Personally, I’m off to a good start in this particular tournament with a decisive first round win. However, rather than blog about the game this week, I’ve decided to do a little research into the history of Groundhog Day and provide a little light reading for the local chess reader who may be playing in a tournament named after this hokey folklore. Enjoy!

Groundhog Day
We all know how the story goes; every February 2nd people gather around the burrow of a groundhog, awaiting for the creature to emerge and witness whether or not the groundhog fails to see its shadow. According to legend, if he does see his shadow, the fury little thing retreats to the warm comforts of its burrow signifying another 6 dreadful weeks of winter. Otherwise, the groundhog ventures out of its burrow, thus indicating that winter will soon come to an end.

In North America, this tradition is annually celebrated both in the United States and in Canada. The most famous of groundhogs is good ole Punxsutawney Phil; where the good folks of Punxsutawney Pennsylvania gather around, anxiously waiting for Punxsutawney Phil to emerge from its heated little burrow in hopes of forecasting a short winter. Unless, of course, you’re an avid skier!

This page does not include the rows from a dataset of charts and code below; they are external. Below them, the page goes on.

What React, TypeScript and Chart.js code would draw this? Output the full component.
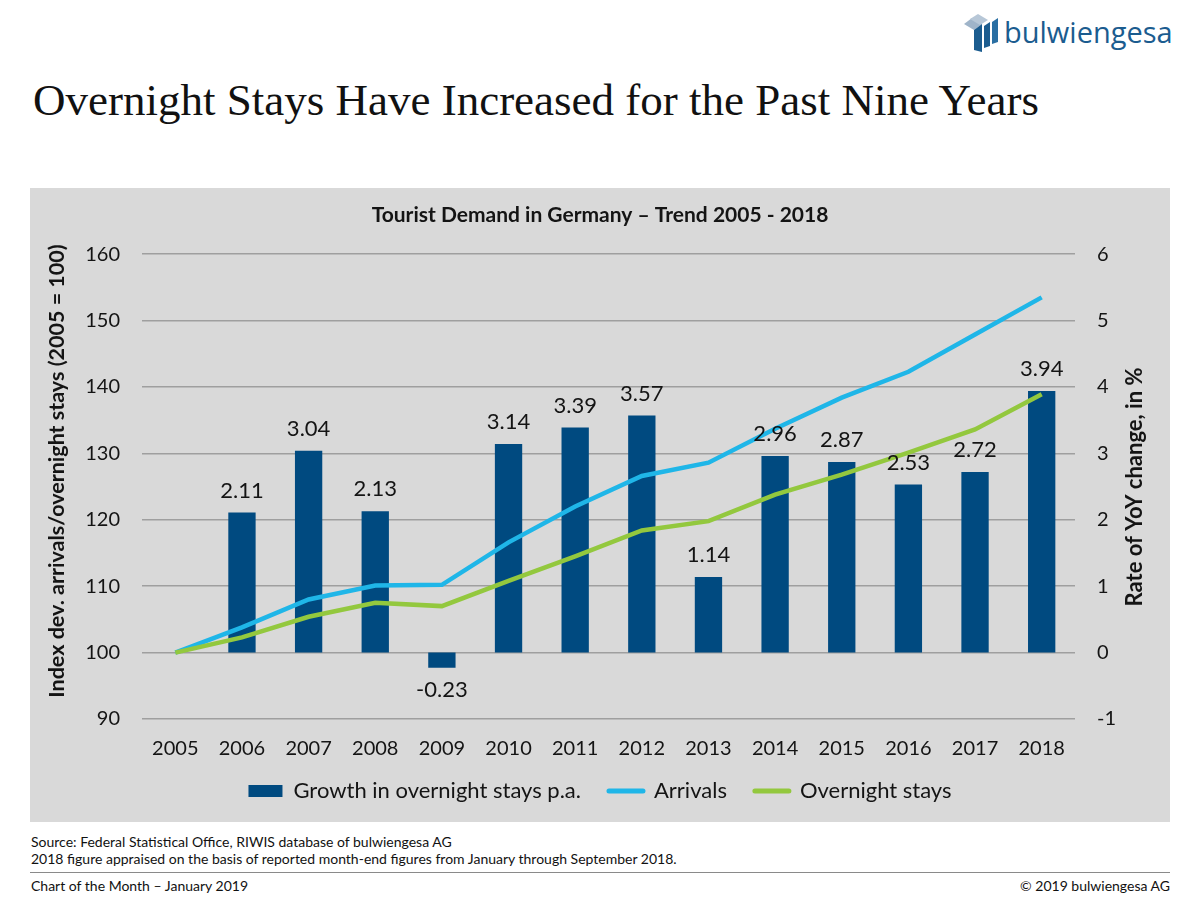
import React, { useEffect, useRef } from 'react';
import { Chart, registerables } from 'chart.js';

Chart.register(...registerables);

// ---------- data ----------
const years = ['2005', '2006', '2007', '2008', '2009', '2010', '2011', '2012', '2013', '2014', '2015', '2016', '2017', '2018'];
const growthOvernightPct = [null, 2.11, 3.04, 2.13, -0.23, 3.14, 3.39, 3.57, 1.14, 2.96, 2.87, 2.53, 2.72, 3.94];
const arrivalsIndex = [100, 103.8, 108.0, 110.1, 110.2, 116.6, 122.0, 126.6, 128.6, 133.7, 138.4, 142.3, 147.9, 153.5];
const overnightIndex = [100, 102.3, 105.4, 107.5, 107.0, 110.8, 114.5, 118.4, 119.8, 123.8, 126.8, 130.1, 133.6, 138.9];
const leftAxisRange = [90, 160];
const rightAxisRange = [-1, 6];
const seriesNames = ['Growth in overnight stays p.a.', 'Arrivals', 'Overnight stays'];

const FONT = 'Lato, "Open Sans", sans-serif';
const BAR = '#004a80';
const BLUE = '#1fb6e8';
const GREEN = '#93c83e';
const TXT = '#141414';

const barLabelsPlugin = {
  id: 'barLabels',
  afterDatasetsDraw(chart: any) {
    const meta = chart.getDatasetMeta(0);
    const ctx = chart.ctx;
    ctx.save();
    ctx.font = `22px ${FONT}`;
    ctx.fillStyle = TXT;
    ctx.textAlign = 'center';
    ctx.textBaseline = 'middle';
    meta.data.forEach((el: any, i: number) => {
      const v = growthOvernightPct[i];
      if (v == null) return;
      const y = v >= 0 ? el.y - 22 : el.y + 22;
      ctx.fillText(v.toFixed(2), el.x, y);
    });
    ctx.restore();
  },
};

const axisTitlesPlugin = {
  id: 'axisTitles',
  afterDraw(chart: any) {
    const ctx = chart.ctx;
    ctx.save();
    ctx.font = `bold 21.5px ${FONT}`;
    ctx.fillStyle = TXT;
    ctx.textAlign = 'center';
    ctx.textBaseline = 'middle';
    ctx.translate(27, 283);
    ctx.rotate(-Math.PI / 2);
    ctx.fillText('Index dev. arrivals/overnight stays (2005 = 100)', 0, 0);
    ctx.restore();
    ctx.save();
    ctx.font = `bold 22px ${FONT}`;
    ctx.fillStyle = TXT;
    ctx.textAlign = 'center';
    ctx.textBaseline = 'middle';
    ctx.translate(1105, 299);
    ctx.rotate(-Math.PI / 2);
    ctx.fillText('Rate of YoY change, in %', 0, 0);
    ctx.restore();
  },
};

function TourismChart() {
  const ref = useRef<HTMLCanvasElement | null>(null);
  useEffect(() => {
    if (!ref.current) return;
    const chart = new Chart(ref.current, {
      type: 'bar',
      data: {
        labels: years,
        datasets: [
          {
            type: 'bar',
            label: seriesNames[0],
            data: growthOvernightPct as any,
            backgroundColor: BAR,
            yAxisID: 'y1',
            barPercentage: 0.41,
            categoryPercentage: 1,
            order: 3,
          },
          {
            type: 'line',
            label: seriesNames[1],
            data: arrivalsIndex,
            borderColor: BLUE,
            backgroundColor: BLUE,
            borderWidth: 4.5,
            pointRadius: 0,
            tension: 0,
            yAxisID: 'y',
            order: 2,
          },
          {
            type: 'line',
            label: seriesNames[2],
            data: overnightIndex,
            borderColor: GREEN,
            backgroundColor: GREEN,
            borderWidth: 4.5,
            pointRadius: 0,
            tension: 0,
            yAxisID: 'y',
            order: 1,
          },
        ] as any,
      },
      options: {
        responsive: false,
        animation: false,
        devicePixelRatio: 1,
        layout: { padding: { left: 0, right: 0, top: 0, bottom: 10 } },
        plugins: {
          tooltip: { enabled: false },
          title: {
            display: true,
            text: 'Tourist Demand in Germany \u2013 Trend 2005 - 2018',
            color: TXT,
            font: { family: FONT, size: 21, weight: 'bold' },
            padding: { top: 15, bottom: 26 },
          },
          legend: {
            display: true,
            position: 'bottom',
            labels: {
              usePointStyle: true,
              pointStyleWidth: 34,
              boxHeight: 12,
              padding: 28,
              color: TXT,
              font: { family: FONT, size: 22 },
              generateLabels: (ch: any) =>
                ch.data.datasets.map((ds: any, i: number) => ({
                  text: ds.label,
                  fillStyle: i === 0 ? BAR : 'rgba(0,0,0,0)',
                  strokeStyle: i === 0 ? BAR : ds.borderColor,
                  lineWidth: i === 0 ? 0 : 5,
                  lineCap: 'round',
                  pointStyle: i === 0 ? 'rect' : 'line',
                  hidden: false,
                  datasetIndex: i,
                  fontColor: TXT,
                })),
            },
          },
        },
        scales: {
          x: {
            grid: { display: false },
            border: { display: false },
            ticks: { color: TXT, font: { family: FONT, size: 20 }, padding: 10, maxRotation: 0, autoSkip: false },
            afterFit: (s: any) => {
              s.height = 33;
              s._computeLabelArea = () => undefined;
            },
          },
          y: {
            position: 'left',
            min: leftAxisRange[0],
            max: leftAxisRange[1],
            ticks: { stepSize: 10, color: TXT, font: { family: FONT, size: 20 }, padding: 22 },
            grid: { color: '#9f9f9f', lineWidth: 1.5, drawTicks: false },
            border: { display: false },
            afterFit: (s: any) => { s.width = 112; },
          },
          y1: {
            position: 'right',
            min: rightAxisRange[0],
            max: rightAxisRange[1],
            ticks: { stepSize: 1, color: TXT, font: { family: FONT, size: 20 }, padding: 22 },
            grid: { display: false, drawTicks: false },
            border: { display: false },
            afterFit: (s: any) => { s.width = 95; },
          },
        },
      } as any,
      plugins: [barLabelsPlugin, axisTitlesPlugin],
    });
    return () => chart.destroy();
  }, []);
  return <canvas ref={ref} width={1140} height={634} style={{ display: 'block', width: 1140, height: 634 }} />;
}

function Logo() {
  return (
    <div style={{ position: 'absolute', left: 962, top: 12, display: 'flex', alignItems: 'center' }}>
      <svg width="42" height="40" viewBox="0 0 42 40">
        <polygon points="2,12 10,6 20,12 12,18" fill="#9fb4c9" />
        <polygon points="8,7 16,2 26,8 18,13" fill="#b7c7d7" />
        <polygon points="12,18 20,12 20,40 12,38" fill="#1b5c8f" />
        <polygon points="22,14 28,10 28,34 22,36" fill="#1b5c8f" />
        <polygon points="30,10 36,6 36,30 30,32" fill="#2a6fa3" />
      </svg>
      <span style={{ fontFamily: '"Open Sans", sans-serif', fontSize: 29, color: '#1b5c8f', marginLeft: 0, lineHeight: '36px' }}>bulwiengesa</span>
    </div>
  );
}

export default function App() {
  return (
    <div style={{ position: 'absolute', left: 0, top: 0, width: 1200, height: 900, background: '#fff' }}>
      <Logo />
      <div style={{ position: 'absolute', left: 33, top: 76, fontFamily: '"Liberation Serif", serif', fontSize: 45, lineHeight: '48px', color: '#111', whiteSpace: 'nowrap' }}>
        Overnight Stays Have Increased for the Past Nine Years
      </div>
      <div style={{ position: 'absolute', left: 30, top: 188, width: 1140, height: 634, background: '#d9d9d9' }}>
        <TourismChart />
      </div>
      <div style={{ position: 'absolute', left: 31, top: 833, fontFamily: FONT, fontSize: 14, lineHeight: '17px', color: '#111' }}>
        <div>Source: Federal Statistical Office, RIWIS database of bulwiengesa AG</div>
        <div>2018 figure appraised on the basis of reported month-end figures from January through September 2018.</div>
      </div>
      <div style={{ position: 'absolute', left: 30, top: 872, width: 1140, height: 0, borderTop: '1.5px solid #8a8a8a' }} />
      <div style={{ position: 'absolute', left: 31, top: 877, fontFamily: FONT, fontSize: 14, lineHeight: '18px', color: '#111' }}>
        Chart of the Month {'\u2013'} January 2019
      </div>
      <div style={{ position: 'absolute', right: 30, top: 877, fontFamily: FONT, fontSize: 14, lineHeight: '18px', color: '#111' }}>
        {'\u00a9'} 2019 bulwiengesa AG
      </div>
    </div>
  );
}
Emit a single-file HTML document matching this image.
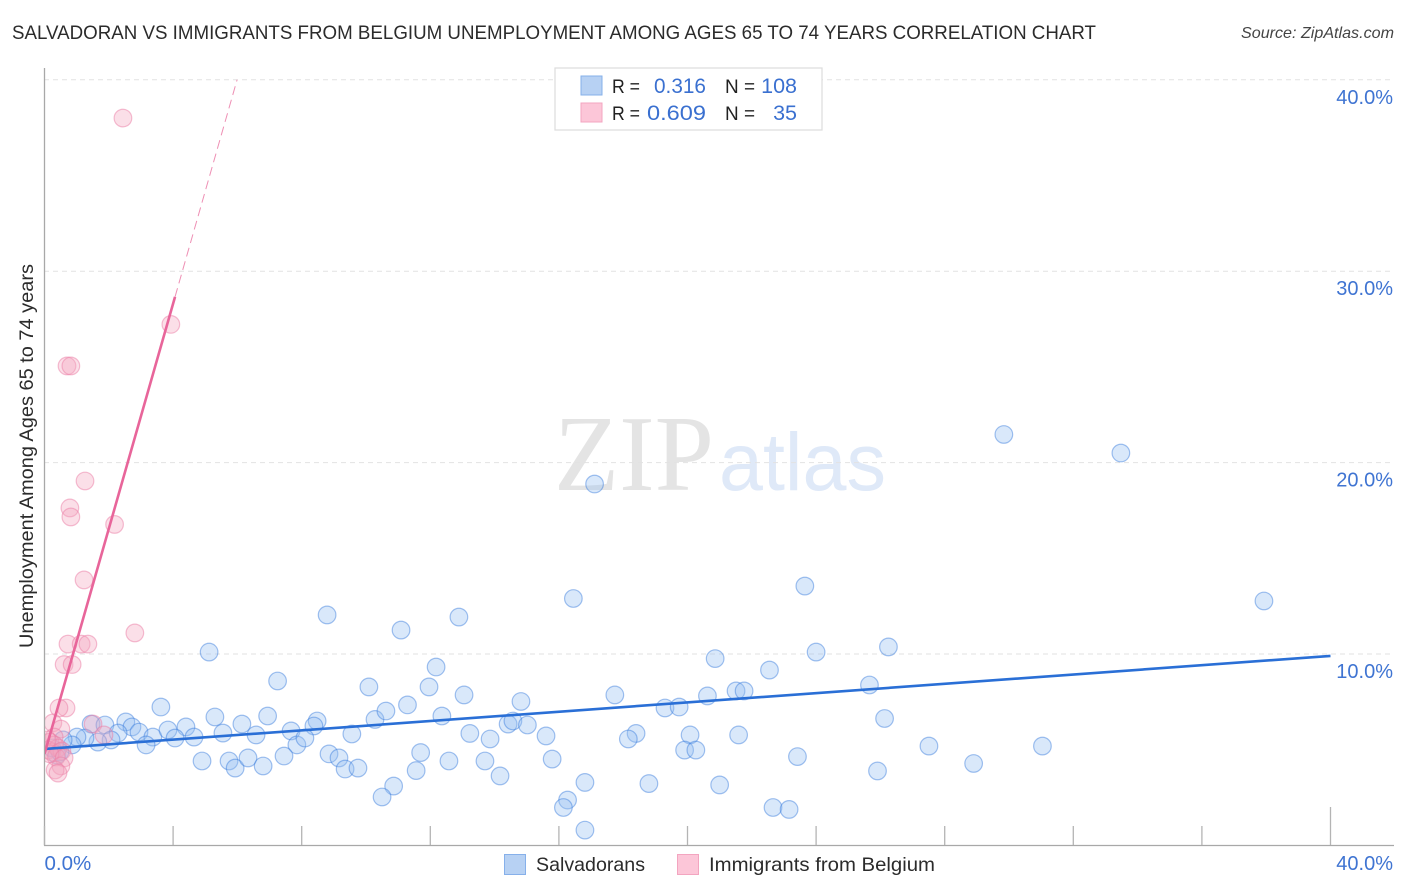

So what drives this funky folklore? There are many theories, but the one that makes the most chronological sense to me is one where we need to go back to ancient times where mythology thrived and was a major influence on the cultural make-up that catered societal practices. And what great ancient empire had the greatest influence on western culture? Well, that’s an easy one; the Roman Empire!

The Roman legions, during the conquest of the northern country, supposedly brought this tradition to the Germanic tribes, who picked it up and concluded that if the sun made an appearance on Candlemas Day, an animal, the hedgehog, would cast a shadow, thus predicting six more weeks of bad weather, which they interpolated as the length of the "Second Winter." [2]

Germans would recite:

For as the sun shines on Canlemas Day,
So far will the snow swirl until the May.

Candlemas Day is a Christian practice known as the “Feast of the Presentation at the Temple” celebrating an early episode in the life of Jesus and falls around the 2nd of February. At the time of Roman conquest over the Germanic tribes, Christianity was the official religion of Rome.

In the days of early European Christians celebrating Candlemas Day, the custom was to have the clergy bless candles and distribute them to the people. The event marked a milestone in the winter and the weather on that particular day was important. According to old English Song: [2]

If Candlemas be fair and bright,
Come, Winter, have another flight;
If Candlemas brings clouds and rain,
Go Winter, and come not again.

Fast forward to the European migration of North America, and it should be noted that Pennsylvania's earliest settlers were Germans and they found groundhogs to in profusion in many parts of the state. They determined that the groundhog, resembling the European hedgehog, was a most intelligent and sensible animal and therefore decided that if the sun did appear on February 2nd, so wise an animal as the groundhog would see its shadow and hurry back into its underground home for another six weeks of winter. [2]

An early American reference to Groundhog Day can be found in the diary entry, dated February 5th, 1841 of Berks County, Pennsylvania of storekeeper James Morris: [1]

"Last Tuesday, the 2nd, was Candlemas day, the day on which, according to the Germans, the Groundhog peeps out of his winter quarters and if he sees his shadow he pops back for another six weeks nap, but if the day be cloudy he remains out, as the weather is to be moderate."

As of today, in our modern tradition, the largest Groundhog Day celebration is held in Punxsutawney, Pennsylvania where crowds as high as 40,000 people have gathered to celebrate this time honored tradition mixed in lore and religion.

And now you know, from the point of this writer, how Groundhog Day came to be in the United States where organizations like our very own chess club decorate their events in honor of this legendary holiday.